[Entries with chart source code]
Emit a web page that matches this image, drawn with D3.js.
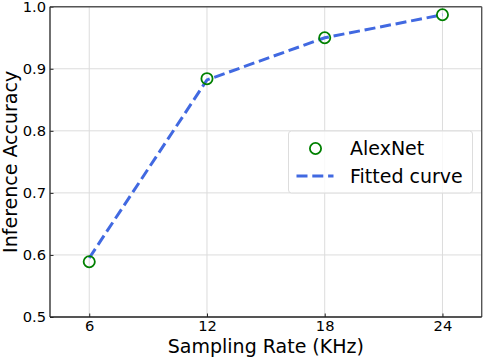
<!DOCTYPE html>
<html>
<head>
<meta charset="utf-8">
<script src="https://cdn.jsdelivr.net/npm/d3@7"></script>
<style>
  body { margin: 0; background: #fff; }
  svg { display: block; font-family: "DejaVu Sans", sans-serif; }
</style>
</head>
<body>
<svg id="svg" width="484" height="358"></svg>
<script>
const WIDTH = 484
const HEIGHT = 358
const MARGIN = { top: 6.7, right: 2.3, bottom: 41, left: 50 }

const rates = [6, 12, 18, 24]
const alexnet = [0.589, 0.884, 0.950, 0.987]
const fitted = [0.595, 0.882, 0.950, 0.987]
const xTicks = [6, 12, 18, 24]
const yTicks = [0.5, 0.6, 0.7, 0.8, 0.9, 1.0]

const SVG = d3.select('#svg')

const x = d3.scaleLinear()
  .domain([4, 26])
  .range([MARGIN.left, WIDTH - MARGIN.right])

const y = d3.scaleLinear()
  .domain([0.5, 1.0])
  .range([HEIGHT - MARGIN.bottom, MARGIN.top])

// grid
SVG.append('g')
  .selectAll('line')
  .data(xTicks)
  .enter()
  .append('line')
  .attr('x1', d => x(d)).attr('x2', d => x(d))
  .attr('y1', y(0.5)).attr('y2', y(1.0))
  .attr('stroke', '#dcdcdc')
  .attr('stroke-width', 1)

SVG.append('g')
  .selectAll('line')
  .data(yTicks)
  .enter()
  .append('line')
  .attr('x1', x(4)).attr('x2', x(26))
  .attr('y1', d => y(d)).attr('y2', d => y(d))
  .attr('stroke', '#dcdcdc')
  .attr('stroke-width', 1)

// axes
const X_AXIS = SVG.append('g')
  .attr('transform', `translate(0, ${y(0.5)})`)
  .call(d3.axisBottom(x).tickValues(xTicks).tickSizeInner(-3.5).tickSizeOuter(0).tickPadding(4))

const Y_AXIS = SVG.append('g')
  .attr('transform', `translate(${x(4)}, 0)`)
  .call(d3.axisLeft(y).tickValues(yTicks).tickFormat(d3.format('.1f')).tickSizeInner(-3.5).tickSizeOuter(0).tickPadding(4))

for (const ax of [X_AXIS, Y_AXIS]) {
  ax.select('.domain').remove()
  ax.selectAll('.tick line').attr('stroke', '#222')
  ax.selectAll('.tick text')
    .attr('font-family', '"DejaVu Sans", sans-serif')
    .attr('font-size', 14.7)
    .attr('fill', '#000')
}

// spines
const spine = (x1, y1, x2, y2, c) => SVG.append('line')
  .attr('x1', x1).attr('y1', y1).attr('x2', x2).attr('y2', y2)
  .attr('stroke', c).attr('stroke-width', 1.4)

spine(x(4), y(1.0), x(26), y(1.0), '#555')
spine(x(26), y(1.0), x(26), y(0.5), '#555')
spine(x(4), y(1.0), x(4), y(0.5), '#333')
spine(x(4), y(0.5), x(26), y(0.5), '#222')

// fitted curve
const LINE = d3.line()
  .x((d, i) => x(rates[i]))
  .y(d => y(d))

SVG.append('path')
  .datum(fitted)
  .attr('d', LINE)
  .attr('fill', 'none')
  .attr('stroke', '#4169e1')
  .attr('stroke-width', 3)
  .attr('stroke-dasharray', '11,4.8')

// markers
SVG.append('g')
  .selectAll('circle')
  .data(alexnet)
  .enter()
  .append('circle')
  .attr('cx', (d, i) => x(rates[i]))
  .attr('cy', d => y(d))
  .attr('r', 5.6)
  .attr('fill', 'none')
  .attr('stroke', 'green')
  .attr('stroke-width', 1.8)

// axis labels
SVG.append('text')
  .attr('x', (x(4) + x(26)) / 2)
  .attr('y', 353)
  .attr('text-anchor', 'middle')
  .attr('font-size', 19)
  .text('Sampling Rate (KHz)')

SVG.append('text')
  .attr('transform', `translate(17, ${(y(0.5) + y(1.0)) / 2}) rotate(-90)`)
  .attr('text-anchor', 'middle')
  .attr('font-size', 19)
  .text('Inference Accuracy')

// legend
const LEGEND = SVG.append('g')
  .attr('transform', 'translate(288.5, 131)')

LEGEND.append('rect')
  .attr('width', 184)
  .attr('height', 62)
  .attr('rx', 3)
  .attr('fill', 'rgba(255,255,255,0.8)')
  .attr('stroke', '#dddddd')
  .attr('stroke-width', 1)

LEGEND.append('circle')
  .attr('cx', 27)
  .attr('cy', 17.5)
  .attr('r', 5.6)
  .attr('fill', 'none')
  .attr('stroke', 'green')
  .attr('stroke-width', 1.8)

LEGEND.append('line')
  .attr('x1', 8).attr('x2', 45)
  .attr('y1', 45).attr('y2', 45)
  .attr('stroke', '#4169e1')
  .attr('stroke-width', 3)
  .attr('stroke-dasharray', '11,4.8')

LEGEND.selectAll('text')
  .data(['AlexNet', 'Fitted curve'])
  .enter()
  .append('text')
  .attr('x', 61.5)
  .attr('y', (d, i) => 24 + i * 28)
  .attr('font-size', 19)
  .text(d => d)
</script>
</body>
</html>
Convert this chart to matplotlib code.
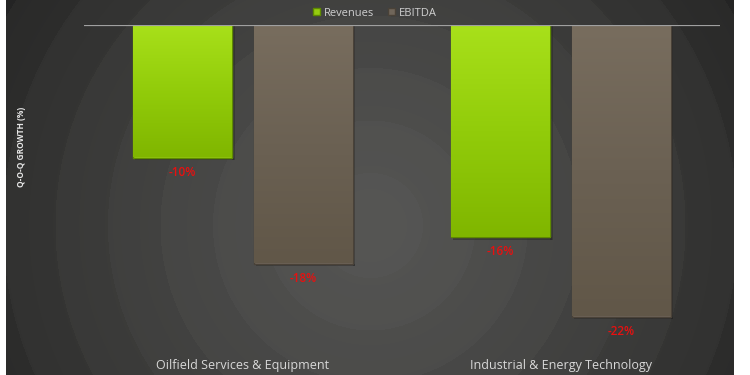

▶ PROBLEM STATEMENT
Determine how many lines of the material include the string "this". Output only that count.

▶ REPLY TO THE EXERCISE
2